Serakahnomics: Teknologi Komunikasi Politik yang Cerdas
Istilah "serakahnomics" yang diperkenalkan Presiden Prabowo Subianto merupakan sebuah terobosan dalam komunikasi politik Indonesia. Dengan menggabungkan kata "serakah"—yang bermuatan moral dan mudah dipahami semua kalangan—dengan "economics" yang merepresentasikan aspek teknis, Prabowo berhasil menciptakan jembatan komunikasi yang efektif antara kompleksitas kebijakan ekonomi dan pemahaman publik yang sederhana.
Definisi yang diberikan Prabowo untuk "serakahnomics" sebagai praktik ekonomi yang "tak masuk akal, tidak adil, dan tidak etis" menunjukkan kedalaman strategi komunikasi ini. Ketiga frasa tersebut menyasar tiga dimensi berbeda: rasionalitas ekonomi ("tak masuk akal"), keadilan sosial ("tidak adil"), dan moralitas ("tidak etis"). Dengan demikian, istilah ini tidak hanya mengkritik aspek teknis dari praktik ekonomi tertentu, tetapi juga membangun argumentasi holistik yang menyentuh berbagai aspek kehidupan masyarakat.

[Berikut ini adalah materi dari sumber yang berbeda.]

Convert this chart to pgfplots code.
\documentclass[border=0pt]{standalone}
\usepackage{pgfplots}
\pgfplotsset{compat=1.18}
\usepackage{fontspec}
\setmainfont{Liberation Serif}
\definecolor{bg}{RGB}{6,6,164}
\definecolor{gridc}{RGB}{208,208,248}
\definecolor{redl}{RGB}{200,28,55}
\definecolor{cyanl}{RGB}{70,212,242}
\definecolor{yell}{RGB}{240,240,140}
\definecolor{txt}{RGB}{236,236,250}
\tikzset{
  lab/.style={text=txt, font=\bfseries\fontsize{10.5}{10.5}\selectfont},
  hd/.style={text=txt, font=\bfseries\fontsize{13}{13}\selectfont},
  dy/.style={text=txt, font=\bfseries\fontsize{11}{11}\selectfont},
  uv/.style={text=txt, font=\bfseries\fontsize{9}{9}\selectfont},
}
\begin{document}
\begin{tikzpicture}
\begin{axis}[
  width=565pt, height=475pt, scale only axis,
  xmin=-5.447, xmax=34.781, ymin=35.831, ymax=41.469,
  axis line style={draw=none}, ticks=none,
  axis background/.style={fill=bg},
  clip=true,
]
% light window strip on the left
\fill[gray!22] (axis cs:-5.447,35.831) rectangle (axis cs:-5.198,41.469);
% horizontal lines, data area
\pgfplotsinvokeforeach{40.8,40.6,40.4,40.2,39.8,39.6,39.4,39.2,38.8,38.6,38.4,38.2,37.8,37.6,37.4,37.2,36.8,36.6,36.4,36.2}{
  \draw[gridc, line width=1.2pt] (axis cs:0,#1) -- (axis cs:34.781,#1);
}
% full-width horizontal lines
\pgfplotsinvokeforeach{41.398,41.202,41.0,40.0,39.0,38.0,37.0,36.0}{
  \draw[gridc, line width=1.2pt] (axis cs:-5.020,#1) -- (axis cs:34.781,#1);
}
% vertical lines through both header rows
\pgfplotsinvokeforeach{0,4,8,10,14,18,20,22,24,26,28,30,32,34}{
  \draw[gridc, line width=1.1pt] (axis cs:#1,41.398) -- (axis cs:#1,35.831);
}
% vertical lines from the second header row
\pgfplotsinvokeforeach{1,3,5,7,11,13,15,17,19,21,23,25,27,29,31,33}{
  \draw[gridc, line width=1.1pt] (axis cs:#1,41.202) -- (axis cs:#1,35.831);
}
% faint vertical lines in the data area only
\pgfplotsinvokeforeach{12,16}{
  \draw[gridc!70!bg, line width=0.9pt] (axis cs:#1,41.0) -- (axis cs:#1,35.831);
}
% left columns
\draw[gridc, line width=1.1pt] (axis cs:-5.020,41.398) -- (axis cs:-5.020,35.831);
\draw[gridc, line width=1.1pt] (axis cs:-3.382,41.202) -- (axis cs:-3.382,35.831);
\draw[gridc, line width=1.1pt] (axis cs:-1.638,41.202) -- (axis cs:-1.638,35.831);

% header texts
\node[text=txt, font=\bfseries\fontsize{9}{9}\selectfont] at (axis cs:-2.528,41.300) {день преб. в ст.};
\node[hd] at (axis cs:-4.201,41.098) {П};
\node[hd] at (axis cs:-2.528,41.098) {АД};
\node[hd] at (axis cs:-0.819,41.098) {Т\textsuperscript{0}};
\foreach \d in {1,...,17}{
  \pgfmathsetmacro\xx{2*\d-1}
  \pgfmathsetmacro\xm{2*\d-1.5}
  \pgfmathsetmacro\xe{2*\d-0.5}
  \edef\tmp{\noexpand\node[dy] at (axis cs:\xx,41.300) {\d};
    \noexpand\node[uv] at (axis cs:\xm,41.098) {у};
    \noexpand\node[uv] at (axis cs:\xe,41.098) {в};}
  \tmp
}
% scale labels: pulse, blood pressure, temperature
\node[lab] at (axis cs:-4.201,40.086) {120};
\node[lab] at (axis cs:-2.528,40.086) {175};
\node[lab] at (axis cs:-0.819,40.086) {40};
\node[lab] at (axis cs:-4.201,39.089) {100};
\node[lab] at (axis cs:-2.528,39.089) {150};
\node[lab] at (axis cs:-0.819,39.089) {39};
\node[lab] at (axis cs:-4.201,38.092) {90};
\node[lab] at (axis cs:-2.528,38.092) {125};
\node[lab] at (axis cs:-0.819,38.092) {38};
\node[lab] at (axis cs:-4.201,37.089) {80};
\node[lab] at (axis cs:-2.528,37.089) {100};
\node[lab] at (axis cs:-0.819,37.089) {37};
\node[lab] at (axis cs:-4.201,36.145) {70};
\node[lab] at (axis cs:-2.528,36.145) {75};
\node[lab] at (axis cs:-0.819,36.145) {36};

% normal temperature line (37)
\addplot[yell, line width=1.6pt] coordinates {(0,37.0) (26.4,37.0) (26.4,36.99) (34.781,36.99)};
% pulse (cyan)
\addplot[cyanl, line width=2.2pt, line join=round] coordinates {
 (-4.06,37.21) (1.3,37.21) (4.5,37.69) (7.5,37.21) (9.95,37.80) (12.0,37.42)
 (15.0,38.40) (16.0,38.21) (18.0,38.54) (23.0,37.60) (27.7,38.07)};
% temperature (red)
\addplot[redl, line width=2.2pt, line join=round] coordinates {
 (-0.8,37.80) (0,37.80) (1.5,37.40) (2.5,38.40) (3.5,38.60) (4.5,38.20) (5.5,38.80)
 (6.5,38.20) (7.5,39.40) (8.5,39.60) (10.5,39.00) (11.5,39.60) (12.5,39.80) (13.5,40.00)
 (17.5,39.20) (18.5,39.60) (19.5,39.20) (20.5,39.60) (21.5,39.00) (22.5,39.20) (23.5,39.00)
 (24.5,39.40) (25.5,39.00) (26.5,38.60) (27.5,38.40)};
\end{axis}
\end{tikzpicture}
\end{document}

Efektivitas "serakahnomics" sebagai alat komunikasi politik terletak pada kemampuannya mengubah diskusi ekonomi yang biasanya teknis dan kering menjadi narasi tentang keadilan yang dapat dirasakan secara emosional oleh publik. Ketika seseorang mendengar istilah ini, ia tidak perlu memiliki latar belakang ekonomi untuk memahami esensi kritik yang disampaikan. Framing moral yang kuat dalam istilah ini memungkinkan publik untuk memahami dan mendukung kebijakan tanpa perlu menguasai detail teknis yang rumit.

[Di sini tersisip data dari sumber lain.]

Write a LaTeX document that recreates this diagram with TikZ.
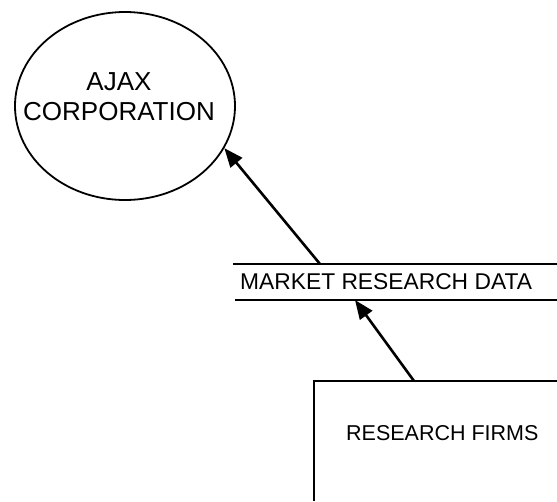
\documentclass[tikz,border=0pt]{standalone}
\usepackage{fontspec}
\setmainfont{Liberation Sans}
\usetikzlibrary{arrows.meta,shapes.geometric,positioning}

\tikzset{
  entity/.style={draw, ellipse, line width=1.8pt, minimum width=220pt, minimum height=188pt, inner sep=0pt},
  flow/.style={-{Triangle[length=19pt,width=15pt]}, line width=2.6pt},
  bigtext/.style={font=\fontsize{26}{30}\selectfont, align=center},
  smalltext/.style={font=\fontsize{22.8}{26}\selectfont, anchor=west, inner sep=0pt},
  edge/.style={line width=1.8pt}
}

\begin{document}
\begin{tikzpicture}[x=1pt,y=-1pt]
\useasboundingbox (0,0) rectangle (557,501);
% Process
\node[entity] (ajax) at (125,106) {};
\node[bigtext] (ajaxlabel) at (119,97) {AJAX\\CORPORATION};
% Data store
\draw[edge] (233,264) -- (557,264);
\draw[edge] (235,300) -- (557,300);
\node[smalltext] (store) at (240,282) {MARKET RESEARCH DATA};
% External entity
\draw[edge] (557,381) -- (314,381) -- (314,501);
\node[smalltext, font=\fontsize{21.5}{26}\selectfont] (firms) at (346,433) {RESEARCH FIRMS};
% Flows
\coordinate (storetop) at (320,264);
\coordinate (storebot) at (355,300);
\coordinate (firmstop) at (414,381);
\draw[flow] (storetop) -- (ajax.-23);
\draw[flow] (firmstop) -- (storebot);
\end{tikzpicture}
\end{document}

Lebih dari itu, "serakahnomics" berfungsi sebagai teknologi komunikasi yang demokratis. Pendekatan ini membuka ruang bagi partisipasi publik yang lebih luas dalam diskusi kebijakan ekonomi, karena menurunkan barrier linguistik dan konseptual yang seringkali menjadi penghalang dalam demokrasi deliberatif. Dengan bahasa yang inklusif ini, warga negara dari berbagai latar belakang pendidikan dan sosial ekonomi dapat terlibat dalam pembahasan isu-isu penting yang mempengaruhi kehidupan mereka.